Below are entries. Pull out all lines containing "with".

◆ ◆ ◆ ◆ ◆ ◆ ◆

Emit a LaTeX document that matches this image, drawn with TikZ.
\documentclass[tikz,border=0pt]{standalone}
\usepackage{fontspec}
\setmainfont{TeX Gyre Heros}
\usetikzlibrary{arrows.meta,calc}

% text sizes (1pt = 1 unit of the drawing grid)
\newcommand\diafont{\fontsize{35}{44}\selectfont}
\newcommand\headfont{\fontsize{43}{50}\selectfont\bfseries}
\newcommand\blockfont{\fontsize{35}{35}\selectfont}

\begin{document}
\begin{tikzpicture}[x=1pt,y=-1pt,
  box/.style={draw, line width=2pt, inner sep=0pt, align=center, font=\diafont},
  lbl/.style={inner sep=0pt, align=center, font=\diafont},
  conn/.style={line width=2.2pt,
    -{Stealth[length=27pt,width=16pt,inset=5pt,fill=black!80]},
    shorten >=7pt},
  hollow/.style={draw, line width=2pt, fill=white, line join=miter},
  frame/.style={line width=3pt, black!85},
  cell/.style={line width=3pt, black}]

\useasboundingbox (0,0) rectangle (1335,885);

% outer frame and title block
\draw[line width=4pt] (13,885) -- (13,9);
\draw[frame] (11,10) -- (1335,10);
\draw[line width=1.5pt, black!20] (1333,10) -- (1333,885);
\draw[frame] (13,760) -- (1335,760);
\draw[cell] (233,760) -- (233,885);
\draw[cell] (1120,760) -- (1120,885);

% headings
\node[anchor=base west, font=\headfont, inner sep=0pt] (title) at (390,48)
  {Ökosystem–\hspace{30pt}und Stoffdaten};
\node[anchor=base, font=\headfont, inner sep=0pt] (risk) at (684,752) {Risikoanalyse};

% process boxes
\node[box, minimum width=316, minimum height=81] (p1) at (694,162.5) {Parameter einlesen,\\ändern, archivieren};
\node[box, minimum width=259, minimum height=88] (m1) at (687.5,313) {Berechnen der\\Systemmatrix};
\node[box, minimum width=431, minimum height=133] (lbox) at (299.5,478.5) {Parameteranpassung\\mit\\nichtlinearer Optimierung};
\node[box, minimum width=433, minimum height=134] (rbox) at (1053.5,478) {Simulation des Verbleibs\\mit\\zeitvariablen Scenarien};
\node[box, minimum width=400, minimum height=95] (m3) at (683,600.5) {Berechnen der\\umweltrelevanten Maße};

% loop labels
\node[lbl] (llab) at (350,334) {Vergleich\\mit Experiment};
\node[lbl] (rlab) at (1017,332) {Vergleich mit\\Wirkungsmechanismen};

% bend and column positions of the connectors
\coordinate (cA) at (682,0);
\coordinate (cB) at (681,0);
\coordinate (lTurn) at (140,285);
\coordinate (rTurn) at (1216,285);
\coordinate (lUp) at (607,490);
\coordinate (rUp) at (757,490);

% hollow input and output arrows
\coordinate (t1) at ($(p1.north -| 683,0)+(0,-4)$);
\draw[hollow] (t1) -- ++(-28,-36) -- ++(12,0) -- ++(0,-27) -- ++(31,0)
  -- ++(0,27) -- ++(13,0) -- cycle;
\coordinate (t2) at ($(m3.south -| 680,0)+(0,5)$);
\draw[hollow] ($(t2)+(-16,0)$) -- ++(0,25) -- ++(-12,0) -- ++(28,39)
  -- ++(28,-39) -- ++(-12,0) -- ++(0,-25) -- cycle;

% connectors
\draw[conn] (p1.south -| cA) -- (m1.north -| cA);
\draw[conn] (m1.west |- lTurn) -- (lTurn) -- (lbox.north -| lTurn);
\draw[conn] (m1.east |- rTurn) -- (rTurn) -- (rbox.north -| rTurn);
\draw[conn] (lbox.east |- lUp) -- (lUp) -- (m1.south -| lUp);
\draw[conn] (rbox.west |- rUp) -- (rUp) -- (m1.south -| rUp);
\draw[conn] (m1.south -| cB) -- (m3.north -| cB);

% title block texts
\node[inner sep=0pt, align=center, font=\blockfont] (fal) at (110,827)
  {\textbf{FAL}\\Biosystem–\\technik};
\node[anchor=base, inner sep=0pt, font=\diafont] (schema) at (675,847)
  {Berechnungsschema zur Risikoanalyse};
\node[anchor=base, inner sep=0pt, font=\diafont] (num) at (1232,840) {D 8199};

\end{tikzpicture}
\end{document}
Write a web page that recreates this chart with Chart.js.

◆ ◆ ◆ ◆ ◆ ◆ ◆

- **Result of the exercise**:
Emit a LaTeX document that matches this image, drawn with TikZ.
Write a web page that recreates this chart with Chart.js.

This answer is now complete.